"Arme secrète" et "opération Narnia" : comment invisibiliser les civils iraniens
C'est une séquence de moins de deux minutes qui pourrait relever de la maladresse, mais qui illustre parfaitement la déshumanisation et l'invisibilisation des civils iraniens tués par Israël. Ce 25 juin au soir, l'éditorialiste politique internationale de BFM, Elsa Vidal, nous offrait une chronique titrée "Iran: Israël a tué neuf scientifiques nucléaires iraniens dans leur sommeil grâce à une arme secrète".
Il y est question de l'"opération Narnia" menée par les services de renseignement israéliens dans la nuit du 13 au 14 juin, en référence au monde imaginaire de l'auteur irlandais Clive Staples Lewis, adapté avec succès au cinéma au début des années 2000. "Je me suis longtemps interrogée sur ce nom parce que Narnia c'est un pays de neige, on y rentre par une armoire... qu'est-ce que ça a à voir avec cette opération ?", lance la journaliste avant de conclure, mi-fière mi-amusée comme s'il s'agissait d'un jeu d'énigme : "Il y a un lion dedans !". Comme dans Narnia encore, avec le lion Aslan, personnage central de la série, doué de parole.

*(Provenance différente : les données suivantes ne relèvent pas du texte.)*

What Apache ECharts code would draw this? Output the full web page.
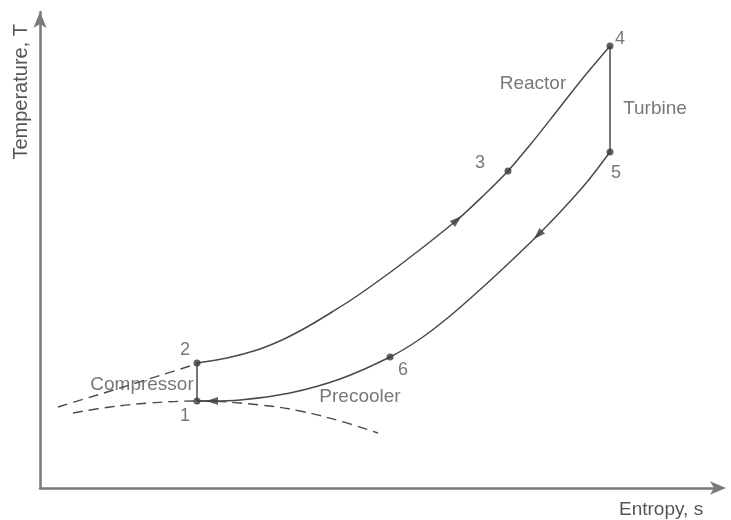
<!DOCTYPE html>
<html>
<head>
<meta charset="utf-8">
<script src="https://cdn.jsdelivr.net/npm/echarts@6/dist/echarts.min.js"></script>
<style>
  html, body { margin: 0; padding: 0; background: #fff; }
  #chart { width: 731px; height: 520px; }
</style>
</head>
<body>
<div id="chart"></div>
<script>
// Closed Brayton cycle on a T–s diagram (arbitrary units, no scale shown)

// State points of the cycle [entropy, temperature]
const statePoints = [
  { name: '1', value: [157, 87] },
  { name: '2', value: [157, 125] },
  { name: '3', value: [468, 317] },
  { name: '4', value: [570, 442] },
  { name: '5', value: [570, 336] },
  { name: '6', value: [350, 131] }
];

// Compression 1 -> 2
const compression = [[157, 87], [157, 125]];

// Heat addition 2 -> 3 -> 4 (recuperator + reactor)
const heating = [
  [157, 125], [187, 130], [217, 138], [242, 148], [267, 161],
  [292, 176], [317, 192], [360, 223], [417, 268], [443, 292],
  [468, 317], [490, 343], [517, 377], [543, 410], [570, 442]
];

// Expansion 4 -> 5
const expansion = [[570, 442], [570, 336]];

// Heat rejection 5 -> 6 -> 1 (recuperator + precooler)
const cooling = [
  [570, 336], [547, 306], [523, 279], [498, 253], [470, 226],
  [443, 201], [410, 172], [380, 149], [350, 131], [300, 109],
  [250, 95], [200, 88], [170, 87], [157, 87]
];

// Saturation dome (dashed)
const domeLeft = [[18, 81], [80, 100], [150, 122]];
const domeRight = [
  [33, 75], [70, 81], [110, 85], [158, 87], [220, 83],
  [260, 77], [300, 67], [338, 55]
];

// Flow-direction arrowheads [s, T, heading in degrees, counter-clockwise from +s]
const flowArrows = [
  [417, 268, 41],
  [498, 253, 225],
  [172, 87, 180]
];

// Process annotations [s, T, text]
const processLabels = [
  [102, 103, 'Compressor'],
  [320, 91, 'Precooler'],
  [493, 404, 'Reactor'],
  [615, 379, 'Turbine']
];

// Offsets of the state numbers relative to their points (px)
const numberOffsets = {
  '1': [-12, 15], '2': [-12, -13], '3': [-28, -8],
  '4': [10, -7], '5': [6, 21], '6': [13, 13]
};

const lineColor = '#4a4a4a';
const textColor = '#555555';
const axisColor = '#7a7a7a';
const font = 'Liberation Sans, Arial, sans-serif';

function pathSeries(data, dashed) {
  return {
    type: 'line',
    data: data,
    smooth: dashed ? 0.4 : 0.3,
    symbol: 'none',
    silent: true,
    lineStyle: {
      color: lineColor,
      width: dashed ? 1.4 : 1.5,
      type: dashed ? [10, 6] : 'solid'
    },
    z: 3
  };
}

const chart = echarts.init(document.getElementById('chart'));

chart.setOption({
  animation: false,
  backgroundColor: '#ffffff',
  grid: { left: 40, right: 11, top: 12, bottom: 32 },
  xAxis: {
    type: 'value', min: 0, max: 680,
    axisLine: {
      show: true, onZero: false,
      lineStyle: { color: axisColor, width: 2.5 },
      symbol: ['none', 'arrow'], symbolSize: [10, 16], symbolOffset: [0, 6]
    },
    axisTick: { show: false }, axisLabel: { show: false }, splitLine: { show: false }
  },
  yAxis: {
    type: 'value', min: 0, max: 476,
    axisLine: {
      show: true, onZero: false,
      lineStyle: { color: axisColor, width: 2.5 },
      symbol: ['none', 'arrow'], symbolSize: [10, 16]
    },
    axisTick: { show: false }, axisLabel: { show: false }, splitLine: { show: false }
  },
  graphic: [
    {
      type: 'text', left: 11, top: 24, rotation: Math.PI / 2, originX: 0, originY: 0,
      style: { text: 'Temperature, T', fill: textColor, font: '20px ' + font }
    },
    {
      type: 'text', left: 619, top: 500,
      style: { text: 'Entropy, s', fill: textColor, font: '19px ' + font }
    }
  ],
  series: [
    pathSeries(domeLeft, true),
    pathSeries(domeRight, true),
    pathSeries(compression, false),
    pathSeries(heating, false),
    pathSeries(expansion, false),
    pathSeries(cooling, false),
    {
      type: 'scatter',
      data: flowArrows.map(a => ({ value: [a[0], a[1]], symbolRotate: a[2] - 90 })),
      symbol: 'triangle',
      symbolSize: [8, 12],
      itemStyle: { color: '#3c3c3c' },
      silent: true,
      z: 5
    },
    {
      type: 'scatter',
      data: statePoints.map(p => ({
        name: p.name,
        value: p.value,
        label: { offset: numberOffsets[p.name] }
      })),
      symbol: 'circle',
      symbolSize: 7,
      itemStyle: { color: '#3a3a3a' },
      label: {
        show: true, position: 'inside', formatter: '{b}',
        color: textColor, fontSize: 18, fontFamily: font
      },
      silent: true,
      z: 6
    },
    {
      type: 'scatter',
      data: processLabels.map(l => ({ name: l[2], value: [l[0], l[1]] })),
      symbol: 'circle',
      symbolSize: 1,
      itemStyle: { color: 'rgba(0,0,0,0)' },
      label: {
        show: true, position: 'inside', formatter: '{b}',
        color: textColor, fontSize: 19, fontFamily: font
      },
      silent: true,
      z: 7
    }
  ]
});
</script>
</body>
</html>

Elle poursuit et décrit "une opération secrète menée par les services de renseignement israéliens en plein territoire iranien, qui a consisté à éliminer dix" elle précise : "neuf, puis un dixième qui s'est échappé" des "scientifiques les plus en pointe du programme nucléaire iranien". On notera, au passage, l'emploi du terme "éliminer" qui relève bien plus du jargon militaire que journalistique. "Au moment où ceux-ci étaient sur le point de lui faire passer un seuil critique dans la capacité à militariser le nucléaire" complète l'éditorialiste alors que le directeur de l'Agence internationale de l'Énergie Atomique (AIEA), Rafael Mariano Grossi concédait sur LCI, presque en même temps, qu'il ne pouvait "pas affirmer que l'Iran préparait l'arme atomique, ce serait malhonnête".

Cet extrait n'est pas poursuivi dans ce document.